--- BEGIN Dataset records ---

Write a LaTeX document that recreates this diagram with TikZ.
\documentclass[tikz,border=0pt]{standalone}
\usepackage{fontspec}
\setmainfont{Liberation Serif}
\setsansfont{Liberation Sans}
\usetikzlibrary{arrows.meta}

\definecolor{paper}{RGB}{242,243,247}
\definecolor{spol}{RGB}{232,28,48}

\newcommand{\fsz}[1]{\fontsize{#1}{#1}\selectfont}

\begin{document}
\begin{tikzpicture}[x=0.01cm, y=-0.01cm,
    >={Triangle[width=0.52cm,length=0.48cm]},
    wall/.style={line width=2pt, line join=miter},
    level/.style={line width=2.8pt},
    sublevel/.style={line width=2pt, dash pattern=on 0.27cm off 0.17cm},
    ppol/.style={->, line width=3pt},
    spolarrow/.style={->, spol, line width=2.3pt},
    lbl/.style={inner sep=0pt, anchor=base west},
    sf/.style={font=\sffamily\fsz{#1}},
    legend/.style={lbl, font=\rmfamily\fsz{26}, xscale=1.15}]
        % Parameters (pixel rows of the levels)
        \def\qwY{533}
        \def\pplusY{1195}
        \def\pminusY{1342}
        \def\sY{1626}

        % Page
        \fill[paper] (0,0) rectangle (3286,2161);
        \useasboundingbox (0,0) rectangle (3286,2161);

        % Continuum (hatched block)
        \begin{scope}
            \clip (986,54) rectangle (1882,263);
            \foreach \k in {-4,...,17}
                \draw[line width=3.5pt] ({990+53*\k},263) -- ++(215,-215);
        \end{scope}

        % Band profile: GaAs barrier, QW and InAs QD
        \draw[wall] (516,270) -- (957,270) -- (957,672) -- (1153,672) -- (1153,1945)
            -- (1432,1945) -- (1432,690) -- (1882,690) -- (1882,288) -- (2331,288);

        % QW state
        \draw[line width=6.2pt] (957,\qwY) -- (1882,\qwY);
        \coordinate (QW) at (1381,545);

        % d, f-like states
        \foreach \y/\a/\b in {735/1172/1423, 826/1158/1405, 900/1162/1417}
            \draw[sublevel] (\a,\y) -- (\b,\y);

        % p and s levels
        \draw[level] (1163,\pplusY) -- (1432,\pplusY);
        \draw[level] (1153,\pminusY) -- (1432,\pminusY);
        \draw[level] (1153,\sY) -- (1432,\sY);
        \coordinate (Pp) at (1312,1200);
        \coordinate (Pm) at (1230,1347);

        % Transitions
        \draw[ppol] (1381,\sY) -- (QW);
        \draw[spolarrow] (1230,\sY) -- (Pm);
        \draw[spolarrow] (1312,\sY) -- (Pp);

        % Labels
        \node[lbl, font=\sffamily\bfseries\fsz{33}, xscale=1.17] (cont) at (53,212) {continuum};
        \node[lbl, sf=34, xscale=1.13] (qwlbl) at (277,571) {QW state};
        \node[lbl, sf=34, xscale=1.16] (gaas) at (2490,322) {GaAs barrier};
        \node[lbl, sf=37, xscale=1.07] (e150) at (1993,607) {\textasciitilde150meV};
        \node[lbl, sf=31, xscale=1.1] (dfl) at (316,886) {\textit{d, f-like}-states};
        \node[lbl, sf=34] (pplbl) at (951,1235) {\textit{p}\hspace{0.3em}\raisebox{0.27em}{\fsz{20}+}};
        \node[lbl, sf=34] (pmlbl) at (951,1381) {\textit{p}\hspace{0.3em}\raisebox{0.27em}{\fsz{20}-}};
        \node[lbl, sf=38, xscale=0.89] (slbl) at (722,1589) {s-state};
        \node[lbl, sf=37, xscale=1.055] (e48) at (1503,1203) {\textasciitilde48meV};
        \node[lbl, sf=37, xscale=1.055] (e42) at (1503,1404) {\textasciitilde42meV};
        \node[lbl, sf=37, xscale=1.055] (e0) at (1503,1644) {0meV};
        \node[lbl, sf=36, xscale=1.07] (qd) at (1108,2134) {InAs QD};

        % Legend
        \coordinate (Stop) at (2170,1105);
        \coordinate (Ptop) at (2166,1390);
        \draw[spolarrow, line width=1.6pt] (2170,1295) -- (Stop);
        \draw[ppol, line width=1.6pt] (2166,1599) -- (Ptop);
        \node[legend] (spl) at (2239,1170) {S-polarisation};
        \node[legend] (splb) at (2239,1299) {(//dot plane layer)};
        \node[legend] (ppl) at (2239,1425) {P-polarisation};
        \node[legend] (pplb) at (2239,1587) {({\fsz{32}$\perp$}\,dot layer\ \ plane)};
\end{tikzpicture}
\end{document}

--- END Dataset records ---
--- BEGIN Dataset records ---

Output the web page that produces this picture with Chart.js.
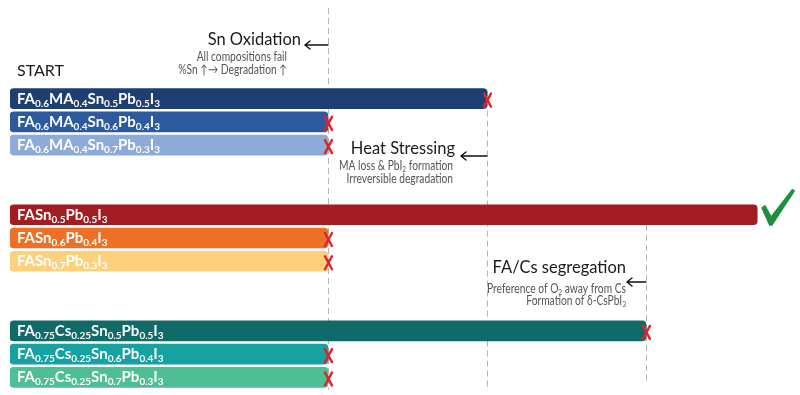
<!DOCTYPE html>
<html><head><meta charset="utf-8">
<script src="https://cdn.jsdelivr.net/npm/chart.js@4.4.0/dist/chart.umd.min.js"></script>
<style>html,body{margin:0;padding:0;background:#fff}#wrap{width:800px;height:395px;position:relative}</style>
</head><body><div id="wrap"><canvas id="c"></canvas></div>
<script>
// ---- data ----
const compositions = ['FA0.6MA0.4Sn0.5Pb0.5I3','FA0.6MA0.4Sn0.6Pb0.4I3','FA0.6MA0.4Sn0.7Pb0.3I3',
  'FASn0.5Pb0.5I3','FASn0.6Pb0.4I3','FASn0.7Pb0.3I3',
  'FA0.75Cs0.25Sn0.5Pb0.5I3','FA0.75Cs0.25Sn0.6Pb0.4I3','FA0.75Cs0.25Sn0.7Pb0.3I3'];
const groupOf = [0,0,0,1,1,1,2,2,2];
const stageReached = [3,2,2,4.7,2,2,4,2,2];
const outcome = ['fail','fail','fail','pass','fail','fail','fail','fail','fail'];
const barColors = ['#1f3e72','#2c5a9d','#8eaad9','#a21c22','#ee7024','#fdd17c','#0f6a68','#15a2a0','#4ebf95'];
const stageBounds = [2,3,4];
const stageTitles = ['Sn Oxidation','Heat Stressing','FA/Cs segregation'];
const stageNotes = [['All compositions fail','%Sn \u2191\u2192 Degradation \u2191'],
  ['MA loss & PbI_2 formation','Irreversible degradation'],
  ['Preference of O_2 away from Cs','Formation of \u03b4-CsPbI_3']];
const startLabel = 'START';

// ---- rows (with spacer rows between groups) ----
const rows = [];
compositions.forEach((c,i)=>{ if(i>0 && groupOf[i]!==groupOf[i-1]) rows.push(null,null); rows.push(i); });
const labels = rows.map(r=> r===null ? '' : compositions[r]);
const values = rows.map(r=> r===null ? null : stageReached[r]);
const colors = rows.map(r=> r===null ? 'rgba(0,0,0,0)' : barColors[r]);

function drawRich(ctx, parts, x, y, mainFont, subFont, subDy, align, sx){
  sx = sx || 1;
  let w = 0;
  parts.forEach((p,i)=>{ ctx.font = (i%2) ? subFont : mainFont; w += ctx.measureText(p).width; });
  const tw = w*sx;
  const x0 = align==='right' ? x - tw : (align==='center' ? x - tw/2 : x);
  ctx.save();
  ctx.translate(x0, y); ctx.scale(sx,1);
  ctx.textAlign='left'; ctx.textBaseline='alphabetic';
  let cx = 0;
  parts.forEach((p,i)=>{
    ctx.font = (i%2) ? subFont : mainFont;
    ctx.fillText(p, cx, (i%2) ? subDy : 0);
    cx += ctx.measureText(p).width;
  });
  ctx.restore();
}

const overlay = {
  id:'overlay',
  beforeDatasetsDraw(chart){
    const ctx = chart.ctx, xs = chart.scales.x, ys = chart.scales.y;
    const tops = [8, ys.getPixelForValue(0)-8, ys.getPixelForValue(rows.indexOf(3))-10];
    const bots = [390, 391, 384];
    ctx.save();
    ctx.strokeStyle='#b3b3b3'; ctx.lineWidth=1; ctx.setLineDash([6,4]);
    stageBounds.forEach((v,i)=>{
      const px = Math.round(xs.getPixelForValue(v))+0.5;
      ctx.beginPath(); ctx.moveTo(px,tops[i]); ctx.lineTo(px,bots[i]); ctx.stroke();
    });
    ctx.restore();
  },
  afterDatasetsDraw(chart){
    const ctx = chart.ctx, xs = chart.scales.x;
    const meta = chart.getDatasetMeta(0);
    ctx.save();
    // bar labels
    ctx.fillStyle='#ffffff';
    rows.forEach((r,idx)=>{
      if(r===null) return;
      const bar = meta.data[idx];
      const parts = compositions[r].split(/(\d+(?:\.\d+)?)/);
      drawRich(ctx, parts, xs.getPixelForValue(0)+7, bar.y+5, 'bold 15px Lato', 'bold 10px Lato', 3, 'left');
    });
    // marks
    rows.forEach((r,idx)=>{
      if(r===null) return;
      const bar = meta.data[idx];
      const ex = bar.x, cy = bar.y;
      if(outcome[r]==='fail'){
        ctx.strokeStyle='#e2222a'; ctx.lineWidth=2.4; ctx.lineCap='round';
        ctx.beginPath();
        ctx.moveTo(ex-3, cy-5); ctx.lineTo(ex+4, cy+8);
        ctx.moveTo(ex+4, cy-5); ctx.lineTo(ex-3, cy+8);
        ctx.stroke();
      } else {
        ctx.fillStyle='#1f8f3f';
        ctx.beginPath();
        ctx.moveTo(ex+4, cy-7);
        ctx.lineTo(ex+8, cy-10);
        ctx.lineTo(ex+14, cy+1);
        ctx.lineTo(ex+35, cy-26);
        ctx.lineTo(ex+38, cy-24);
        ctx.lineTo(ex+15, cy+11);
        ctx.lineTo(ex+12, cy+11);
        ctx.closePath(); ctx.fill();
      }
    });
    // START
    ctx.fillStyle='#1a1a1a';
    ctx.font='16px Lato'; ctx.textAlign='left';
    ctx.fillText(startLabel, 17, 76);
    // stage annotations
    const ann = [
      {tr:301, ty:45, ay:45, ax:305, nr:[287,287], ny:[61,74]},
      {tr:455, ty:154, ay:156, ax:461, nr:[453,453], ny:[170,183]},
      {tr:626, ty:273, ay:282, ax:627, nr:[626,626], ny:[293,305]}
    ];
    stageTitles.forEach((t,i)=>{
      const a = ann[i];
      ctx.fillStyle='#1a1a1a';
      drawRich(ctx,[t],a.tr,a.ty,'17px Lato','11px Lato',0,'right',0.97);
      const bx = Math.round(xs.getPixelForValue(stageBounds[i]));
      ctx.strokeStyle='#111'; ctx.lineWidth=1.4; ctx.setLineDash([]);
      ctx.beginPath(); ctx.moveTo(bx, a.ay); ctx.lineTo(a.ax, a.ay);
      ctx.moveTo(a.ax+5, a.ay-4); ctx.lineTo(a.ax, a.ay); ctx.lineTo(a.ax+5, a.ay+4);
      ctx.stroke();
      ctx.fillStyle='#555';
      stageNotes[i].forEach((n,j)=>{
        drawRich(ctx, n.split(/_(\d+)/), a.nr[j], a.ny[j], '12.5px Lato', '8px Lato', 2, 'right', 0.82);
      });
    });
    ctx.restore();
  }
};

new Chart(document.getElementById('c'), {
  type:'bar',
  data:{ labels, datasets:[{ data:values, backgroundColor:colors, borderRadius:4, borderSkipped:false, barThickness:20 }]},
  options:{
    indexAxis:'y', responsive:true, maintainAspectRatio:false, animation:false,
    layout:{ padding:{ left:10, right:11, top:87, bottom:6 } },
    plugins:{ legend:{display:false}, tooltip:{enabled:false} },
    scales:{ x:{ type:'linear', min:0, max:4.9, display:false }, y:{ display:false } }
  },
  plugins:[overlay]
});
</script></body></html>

--- END Dataset records ---

_The request:_
Between the line with "Output the web" and the line with "const colors = rows.map(r=>", ends included, lies the span to copy exactly; copy nothing else and leave out the pictures.

_Answer for this exercise:_
Output the web page that produces this picture with Chart.js.
<!DOCTYPE html>
<html><head><meta charset="utf-8">
<script src="https://cdn.jsdelivr.net/npm/chart.js@4.4.0/dist/chart.umd.min.js"></script>
<style>html,body{margin:0;padding:0;background:#fff}#wrap{width:800px;height:395px;position:relative}</style>
</head><body><div id="wrap"><canvas id="c"></canvas></div>
<script>
// ---- data ----
const compositions = ['FA0.6MA0.4Sn0.5Pb0.5I3','FA0.6MA0.4Sn0.6Pb0.4I3','FA0.6MA0.4Sn0.7Pb0.3I3',
  'FASn0.5Pb0.5I3','FASn0.6Pb0.4I3','FASn0.7Pb0.3I3',
  'FA0.75Cs0.25Sn0.5Pb0.5I3','FA0.75Cs0.25Sn0.6Pb0.4I3','FA0.75Cs0.25Sn0.7Pb0.3I3'];
const groupOf = [0,0,0,1,1,1,2,2,2];
const stageReached = [3,2,2,4.7,2,2,4,2,2];
const outcome = ['fail','fail','fail','pass','fail','fail','fail','fail','fail'];
const barColors = ['#1f3e72','#2c5a9d','#8eaad9','#a21c22','#ee7024','#fdd17c','#0f6a68','#15a2a0','#4ebf95'];
const stageBounds = [2,3,4];
const stageTitles = ['Sn Oxidation','Heat Stressing','FA/Cs segregation'];
const stageNotes = [['All compositions fail','%Sn \u2191\u2192 Degradation \u2191'],
  ['MA loss & PbI_2 formation','Irreversible degradation'],
  ['Preference of O_2 away from Cs','Formation of \u03b4-CsPbI_3']];
const startLabel = 'START';

// ---- rows (with spacer rows between groups) ----
const rows = [];
compositions.forEach((c,i)=>{ if(i>0 && groupOf[i]!==groupOf[i-1]) rows.push(null,null); rows.push(i); });
const labels = rows.map(r=> r===null ? '' : compositions[r]);
const values = rows.map(r=> r===null ? null : stageReached[r]);
const colors = rows.map(r=> r===null ? 'rgba(0,0,0,0)' : barColors[r]);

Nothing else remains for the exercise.